Asuransi Syariah Sebagai Solusi
Melihat permasalahan yang
ditimbulkan oleh asuransi konvensional, maka sudah saatnya umat Islam
mulai memikirkan asuransi syariah sebagai sebuah solusi yang menguntungkan bagi
kedua belah pihak. Mengapa harus beralih ke asuransi syariah? Jelas, karena
sebagai muslim sejati harus menjalankan segala aturan yang ditetapkan dalam
agama, tidak hanya ketika menghadap Allah, tapi juga dalam berinteraksi dalam
kehidupan sosial dan masyarakat.
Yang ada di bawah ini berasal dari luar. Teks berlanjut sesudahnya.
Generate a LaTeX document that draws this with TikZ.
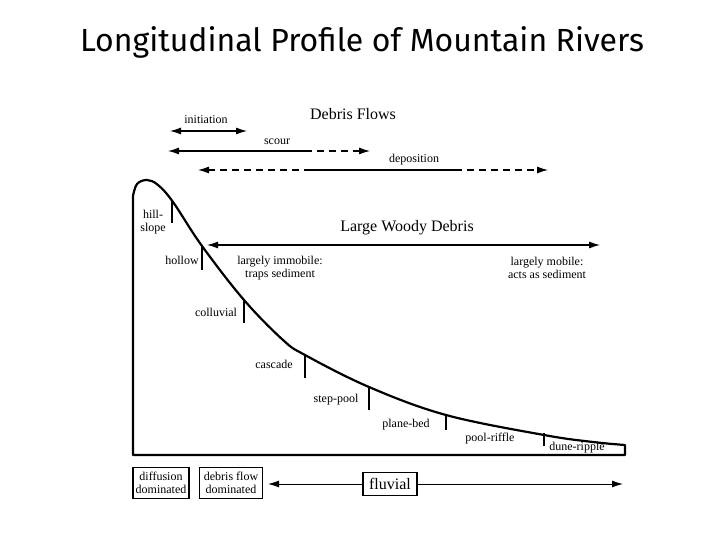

Islam adalah agama yang shalihun likuli
zaman wa makan (fleksibel dalam setiap masa dan waktu), tapi bukan berarti
mengubah aturan dalam agama itu sendiri.
Untuk menjadikan asuransi syariah agar terhindar dari unsur-unsur yang
diharamkan, kontrak asuransi tidak boleh merupakan jual beli, karena kontrak
ini rawan adanya gharar (ketidakpastian). Kontrak alternatif yang
ditawarkan seperti kontrak Mudharabah (berbagi keuntungan dan kerugian),
kontrak musyarakah (usaha dan patungan) dan kontrak kafalah (jaminan)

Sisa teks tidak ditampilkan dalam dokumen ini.